Data Detectives — 4 Case Studies
Groups of 3–4. Each group gets all 4 cases. 15 min to identify the deception; then class share-out. Emphasize: the data is technically accurate — the conclusion drawn is wrong.
- Case 1 — Cherry-Picking: A company shows sales figures for only the 3 best months of the year and claims "We're growing!" The other 9 months all showed decline. Flaw: selected favorable subset only.
- Case 2 — Survivorship Bias: "All the most successful athletes train 6 hours a day — so you should too!" Missing: the thousands who trained 6 hours/day and still didn't succeed. Flaw: only studying the outcomes that survived/succeeded.
- Case 3 — Framing Effect: Drug A: "20% of patients experienced side effects." Drug B: "80% of patients had NO side effects." Same drug, same data — different frames. Flaw: same statistic, opposite emotional impact.
- Case 4 — Simpson's Paradox: School claims "Our overall reading scores improved from 60% to 65%." But scores for both advanced AND struggling readers dropped individually.

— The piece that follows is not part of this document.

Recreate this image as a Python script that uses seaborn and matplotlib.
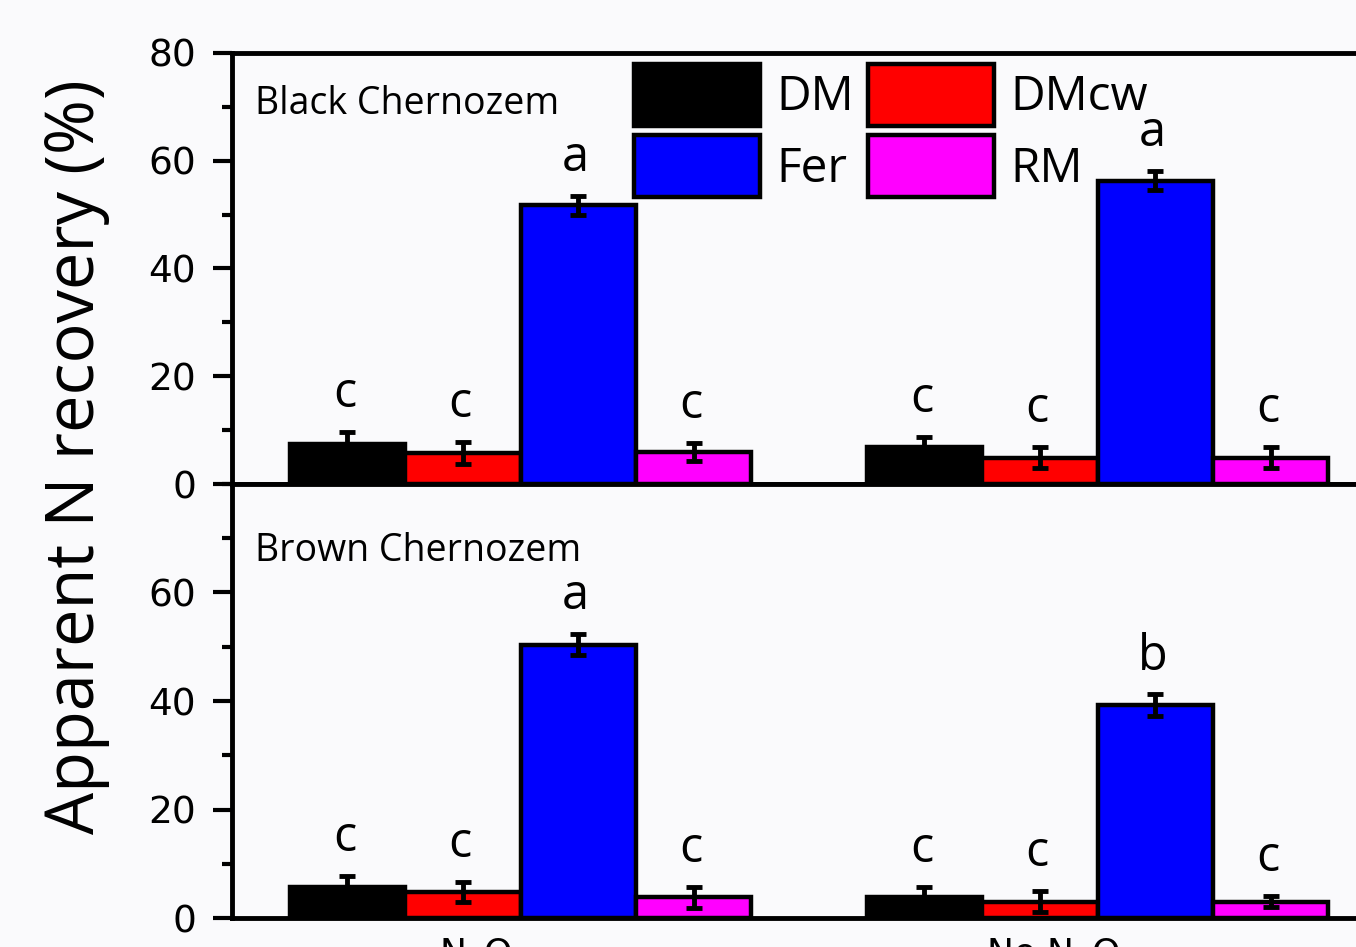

The improvement came from a change in the mix of students. Flaw: combined result masks what happened to each group.
Debrief question: "Which trick was hardest to spot? Why do you think that is?"
Opening Hook
Show two bar graphs side by side — identical data, but one has a Y-axis starting at 95%, the other starting at 0%.
"Which graph makes the difference look bigger? Are both graphs accurate?"
→ Both are technically accurate — but the truncated axis makes a tiny difference look dramatic. This is one of the most common tricks in journalism and advertising.
Debrief Writing Prompt
Write on board: "Which deception technique was hardest for you to spot, and why? What question would a Data Detective ask to catch it?" 6 min writing. Students should name a specific technique and propose a specific "detective question" that exposes it.
Strong response: "Simpson's Paradox was hardest because the combined number looked real. A detective question would be: 'Are these groups the same size? What happens when you look at each group separately?'"
ND-Friendly Tips
- Simple examples first — Use school performance or sports stats before complex medical/political examples. Familiar contexts reduce cognitive load.
- Validate the confusion — Say explicitly: "Simpson's Paradox confuses trained statisticians. If it's hard for you, that's because it IS hard." This prevents shutdown.
- Frame as empowerment — "You now know this trick exists. Most adults don't. That makes you a better thinker." Not: "Data is always trying to deceive you."
- Case study cards — Physical cards give students something to hold, annotate, and refer back to. Better than a projected slide for extended work time.
- Allow pair work throughout — The detective activity is designed for groups. Don't require solo work during the case analysis phase.